The education budget's $1.4 billion operating package also delivers a small 1.2 per cent increase in funding rates for early childhood providers ($110.7m), and a 1.6 per cent increase to the operational grants of schools ($90m).
Tertiary students have also won a $25 increase to their allowances or student loans from April 2022, while the Training Incentive Allowance is to be reinstated for single parents who are studying, at up to $114 per week.
Mum of four: More resources for struggling kids will benefit everyone
There's not much in the education budget to benefit Maria and Luke Fowler's family - but Maria says she's okay with that.

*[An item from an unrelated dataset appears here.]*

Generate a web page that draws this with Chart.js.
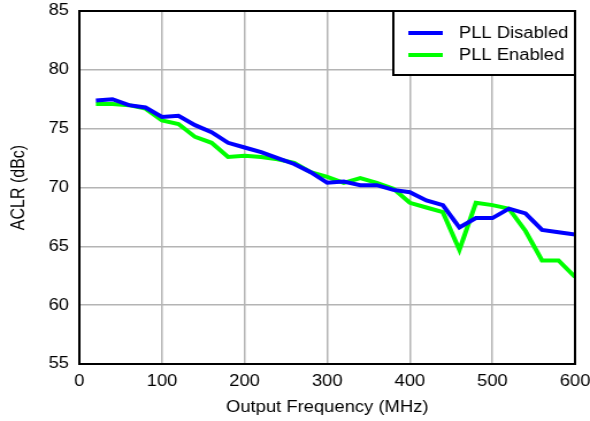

Daughters Ida, 5, and Zara, 7, attend Sylvia Park School in east Auckland. Teachers have plenty of contact time and kids who need help get help - and she wants every child to learn in that kind of environment.
So Maria was happy to hear funding was being allocated for those learners who were struggling and might have behavioural issues.
"If they don't have the resources and the money, that takes away from everyone and the teacher's time is spent in behavioural management rather than getting the kids the actual help that they need."
Her school is well resourced with plenty of teacher aides. "We see the really positive effect of it - if kids are struggling they've got teachers there funded to help."
Help for the most disruptive kids was good for everyone because the others could focus on learning too, she said. Less stress meant lower teacher turnover.
"It would have been nice to have more money going towards getting and keeping high quality teachers, but reducing overcrowding and bringing class sizes down as well as providing resources to help kids who need extra help will improve the quality of education for all," she said.
"Teachers have a hard task to be expected to educate large classes of kids while managing kids who really need much more personalised intervention."